Adalah aneh kalau cuti sebagai hak tidak dimanfaatkan secara optimal oleh para pegawai/karyawan yang punya hak. Kalau hal ini yang terjadi berarti para pegawai/karyawan tidak faham hakekat dan manfaat cuti. Bukankah cuti untuk memberi kesempatan pegawai/karyawan menikmati istirahat, untuk pemeliharaan etos kerja, dan menjaga produktivitas. Ada suatu masa pegawai/karyawan jenuh, kelelahan, dan dihantui stress karena pekerjaan. Nha, cutilah saat yang tepat untuk meredam dan membereskan hal itu, sehingga kala masuk kerja lagi setelah cuti kondisinya sudah fresh, secara mental psikis dan fisik, serta siap berkarya lagi. Bukankah mesin produksi pun juga perlu waktu maintenance dengan tingkatan/skala sesuai kebutuhan. Hal ini juga untuk menghindari resiko terjadinya accident/permasalahan dalam hal kontinuitas berproduksi.
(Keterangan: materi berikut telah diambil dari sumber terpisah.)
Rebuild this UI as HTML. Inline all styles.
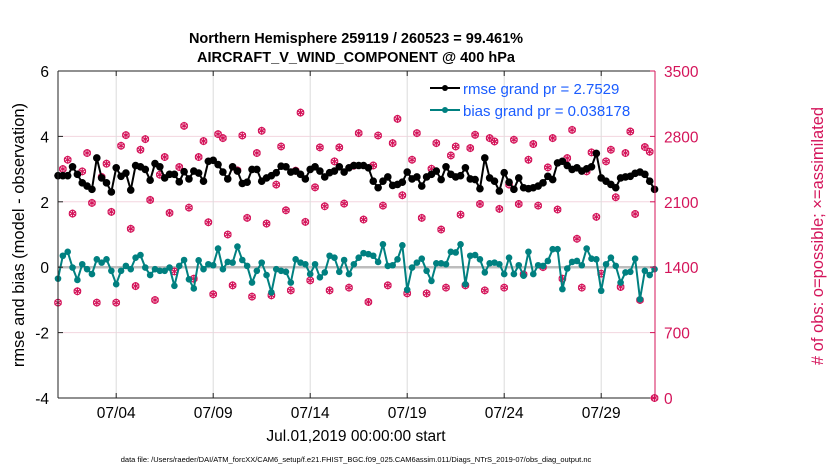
<!DOCTYPE html>
<html><head><meta charset="utf-8">
<style>
body{margin:0;background:#fff;width:830px;height:470px;overflow:hidden}
svg{font-family:"Liberation Sans",sans-serif}
</style></head>
<body>
<svg id="chart" width="830" height="470" viewBox="0 0 830 470" xmlns="http://www.w3.org/2000/svg">
<text x="356" y="43" text-anchor="middle" font-size="14.5" font-weight="bold">Northern Hemisphere 259119 / 260523 = 99.461%</text>
<text x="356" y="62" text-anchor="middle" font-size="14.5" font-weight="bold">AIRCRAFT_V_WIND_COMPONENT @ 400 hPa</text>
<g id="grid"></g>
<g id="series"></g>
<g id="axes"></g>
<text transform="translate(24,235) rotate(-90)" text-anchor="middle" font-size="16.5">rmse and bias (model - observation)</text>
<text fill="#d4145a" transform="translate(823,236) rotate(-90)" text-anchor="middle" font-size="16.5"># of obs: o=possible; ×=assimilated</text>
<text x="356" y="441" text-anchor="middle" font-size="15.5">Jul.01,2019 00:00:00 start</text>
<text x="356" y="462" text-anchor="middle" font-size="7.5">data file: /Users/raeder/DAI/ATM_forcXX/CAM6_setup/f.e21.FHIST_BGC.f09_025.CAM6assim.011/Diags_NTrS_2019-07/obs_diag_output.nc</text>
<g>
<line x1="430" y1="88" x2="460" y2="88" stroke="#000" stroke-width="2"/>
<circle cx="445" cy="88" r="3" fill="#000"/>
<text x="463" y="94" font-size="15" fill="#1a5cff">rmse grand pr = 2.7529</text>
<line x1="430" y1="110" x2="460" y2="110" stroke="#008080" stroke-width="2"/>
<circle cx="445" cy="110" r="3" fill="#008080"/>
<text x="463" y="116" font-size="15" fill="#1a5cff">bias grand pr = 0.038178</text>
</g>
</svg>
<script>
const rmse=[2.80,2.80,2.80,3.07,2.84,2.58,2.48,2.38,3.34,2.73,2.58,2.30,3.04,2.78,2.88,2.36,3.11,3.07,2.99,2.66,3.17,3.07,2.73,2.84,2.84,2.61,2.92,2.70,2.94,2.88,2.63,3.24,
3.27,3.14,2.91,2.70,3.07,2.94,2.56,2.60,2.99,2.99,2.63,2.73,2.80,2.89,3.09,3.07,2.91,2.94,2.84,2.70,2.99,3.07,2.94,2.76,2.89,2.94,3.07,2.91,3.04,3.11,3.11,
3.11,3.04,2.63,2.43,2.63,2.76,2.50,2.53,2.60,2.91,2.70,2.76,2.48,2.76,2.84,2.94,2.68,3.07,2.84,2.76,2.80,3.04,2.70,2.68,2.40,3.34,2.73,2.63,2.33,2.89,2.60,
2.38,2.73,2.43,2.40,2.43,2.48,2.58,2.78,2.68,3.19,3.24,3.11,2.99,3.04,2.94,3.01,3.07,3.48,2.73,2.63,2.53,2.43,2.73,2.76,2.78,2.87,2.91,2.84,2.63,2.38];
const bias=[-0.35,0.35,0.47,-0.01,-0.39,0.09,-0.06,-0.21,0.24,0.14,0.24,-0.11,-0.52,-0.11,0.04,-0.06,0.29,0.37,-0.01,-0.24,-0.06,-0.11,-0.11,-0.01,-0.57,0.04,0.22,-0.37,-0.65,0.21,-0.06,0.09,
0.06,0.57,-0.06,0.16,0.14,0.63,0.22,0.04,-0.47,-0.11,0.14,-0.24,-0.77,-0.06,-0.11,-0.14,-0.47,0.24,0.14,0.09,-0.21,0.09,-0.31,-0.16,0.35,0.29,-0.14,0.22,-0.21,0.09,0.29,
0.43,0.40,0.35,0.16,0.70,0.04,0.06,0.24,0.67,-0.69,-0.01,0.14,0.26,-0.11,-0.42,0.12,0.12,0.09,0.47,0.45,0.70,-0.52,0.35,0.37,0.24,-0.16,0.12,0.14,0.09,-0.21,0.29,
-0.21,0.06,-0.26,0.47,-0.21,0.06,0.04,0.19,0.55,0.55,-0.67,-0.04,0.16,0.19,0.06,0.57,0.26,0.24,-0.72,0.09,0.29,0.04,-0.47,-0.16,-0.14,0.26,-0.98,-0.11,-0.24,-0.06];
const nobs=[1021,2451,2550,1974,1142,2426,2622,2088,1021,2366,2508,1992,1021,2700,2814,1811,1198,2657,2771,2120,1049,2390,2579,1981,1355,2472,2913,2038,1277,2579,2750,1881,
1110,2824,2782,1750,1206,2436,2810,1928,1085,2622,2860,1867,1099,2284,2692,2009,1152,2433,3055,1885,1259,2255,2682,2052,1152,2533,2682,2081,1181,2486,2835,
1910,1028,2489,2810,2059,1206,2728,2988,2170,1120,2550,2835,1928,1120,2454,2728,1803,1181,2596,2692,1963,1206,2675,2817,2077,1152,2782,2746,2024,1181,2284,
2764,2077,1323,2550,2718,2059,1401,2468,2782,2017,1277,2568,2870,1704,1181,2426,2629,1939,1331,2533,2657,2149,1188,2622,2853,1970,1049,2686,2636,0];
const leftTicks=[-4,-2,0,2,4,6];
const rightTicks=[0,700,1400,2100,2800,3500];
const dateTicks=[3,8,13,18,23,28];
const dateLabels=["07/04","07/09","07/14","07/19","07/24","07/29"];
const stepDays=0.25;

const X0=58,X1=655,Y0=71,Y1=398,PXD=19.4;
const xs=d=>X0+d*PXD;
const yl=v=>Y1-(v+4)/10*(Y1-Y0);
const yr=v=>Y1-v/3500*(Y1-Y0);
const NS="http://www.w3.org/2000/svg";
function mk(tag,attrs,parent){const e=document.createElementNS(NS,tag);for(const k in attrs)e.setAttribute(k,attrs[k]);parent.appendChild(e);return e;}
const grid=document.getElementById('grid'),series=document.getElementById('series'),axes=document.getElementById('axes');
const RED="#d4145a";
rightTicks.forEach(v=>{const l=mk('line',{x1:X0,x2:X1,y1:yr(v),y2:yr(v),stroke:'#f3d6df','stroke-width':1},grid);

});
dateTicks.forEach(d=>{const l=mk('line',{x1:xs(d),x2:xs(d),y1:Y0,y2:Y1,stroke:'#dcdcdc','stroke-width':1},grid);

});
const zl=mk('line',{x1:X0,x2:X1,y1:yl(0),y2:yl(0),stroke:'#bdbdbd','stroke-width':2.5},grid);


// obs
nobs.forEach((v,i)=>{const x=xs(i*stepDays),y=yr(v);const g=mk('g',{},series);


mk('circle',{cx:x,cy:y,r:3.3,fill:'none',stroke:RED,'stroke-width':1.2},g);
const r=4;let d='';
for(let k=0;k<3;k++){const a=Math.PI/2+k*Math.PI/3;const dx=r*Math.cos(a),dy=r*Math.sin(a);d+=`M${x-dx},${y-dy}L${x+dx},${y+dy}`;}
mk('path',{d:d,stroke:RED,'stroke-width':1.2,fill:'none'},g);});
// bias
const bp=bias.map((v,i)=>xs(i*stepDays)+','+yl(v)).join(' ');
const bl=mk('polyline',{points:bp,fill:'none',stroke:'#008080','stroke-width':2},series);


bias.forEach((v,i)=>{const c=mk('circle',{cx:xs(i*stepDays),cy:yl(v),r:3.3,fill:'#008080'},series);

});
// rmse
const rp=rmse.map((v,i)=>xs(i*stepDays)+','+yl(v)).join(' ');
const rl=mk('polyline',{points:rp,fill:'none',stroke:'#000','stroke-width':2},series);


rmse.forEach((v,i)=>{const c=mk('circle',{cx:xs(i*stepDays),cy:yl(v),r:3.8,fill:'#000'},series);

});
// axes
mk('line',{x1:X0,x2:X1,y1:Y0,y2:Y0,stroke:'#222','stroke-width':1},axes);
mk('line',{x1:X0,x2:X1,y1:Y1,y2:Y1,stroke:'#222','stroke-width':1},axes);
mk('line',{x1:X0,x2:X0,y1:Y0,y2:Y1,stroke:'#222','stroke-width':1},axes);
mk('line',{x1:X1,x2:X1,y1:Y0,y2:Y1,stroke:RED,'stroke-width':1},axes);
leftTicks.forEach(v=>{mk('line',{x1:X0,x2:X0+5,y1:yl(v),y2:yl(v),stroke:'#222'},axes);
const t=mk('text',{x:X0-9,y:yl(v)+6,'text-anchor':'end','font-size':15.5},axes);t.textContent=v;

});
rightTicks.forEach(v=>{mk('line',{x1:X1-5,x2:X1,y1:yr(v),y2:yr(v),stroke:RED},axes);
const t=mk('text',{x:X1+9,y:yr(v)+6,'font-size':15.5,fill:RED},axes);t.textContent=v;

});
dateTicks.forEach((d,i)=>{mk('line',{x1:xs(d),x2:xs(d),y1:Y1,y2:Y1-5,stroke:'#222'},axes);
mk('line',{x1:xs(d),x2:xs(d),y1:Y0,y2:Y0+5,stroke:'#222'},axes);
const t=mk('text',{x:xs(d),y:Y1+20,'text-anchor':'middle','font-size':15.5},axes);t.textContent=dateLabels[i];

});
</script>
</body></html>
Untuk itu, jika hak ini tidak termanfaatkan secara baik dalam kerangka memelihara human capital, bisa saja Hak Cuti ini diubah saja menjadi Wajib Cuti. Cuti tidak boleh diabaikan, juga tidak boleh ditukar dengan uang atau bentuk apapun. Malah mungkin cuti 2 minggu itu bisa diwajibkan diambil per semester masing-masing satu minggu. Biar tidak menumpuk di satu waktu dan ada pendistribusian jadwal kerja yang baik di instansi ataupun tempat kerja.
Kita pun mesti tahu, cuti pun berefek secara ekonomi. Kalau cuti digunakan untuk rekreasi ke tempat-tepat rejreasi umum maka peredaran uang semakin luas. Dan geliat ekonomi menjadi baik.
Jangan sampai soal cuti ini disepelekan. Ada satu contoh dari Jepang. Berdasarkan kebijakan baru yang ditetapkan seluruh perusahaan disana wajib memastikan seluruh karyawannya mengambil cuti. Kebijakan ini dilakukan dengan tujuan untuk mengurangi fenomena “karoshi” atau kematian karena terlalu lelah bekerja lembur. Fenomena karoshi menyebar kepada pekerja-pekerja yang masih muda. Data tahun 2013 ditemukan fakta, pekerja Jepang sangat enggan meninggalkan pekerjaan mereka di kantor sehingga mereka hanya memanfaatkan setengah dari jatah cuti mereka. Mereka menganggap bahwa jika mereka libur sesaat mereka tidak komitmen dengan apa yang mereka kerjakan. Pada saat ini pekerja di Jepang memiliki hak untuk cuti selama 10 hari setiap tahunnya. Jumlah hari ini akan meningkat seiring lamanya mereka bekerja dengan maksimal 20 hari pertahunnya. Meskipun Labour Standards Law di Jepang telah mewajibkan perusahaan untuk membayar cuti pekerja mereka, namun sepertinya mereka tidak melakukannya. Jika hal ini diketahui oleh pemerintahan maka perusahaan akan dianggap melanggar hukum.
Inilah gambaran hak cuti perlu diberlakukan dengan tegas. Bila perlu diubah menjadi wajib cuti. Pegawai/karyawan diberikan sosialisasi yang baik tentang urgensi cuti, perusahaaan juga ditegaskan dengan aturan kepastian penggunaan hak cuti oleh pegawai/karyawannya.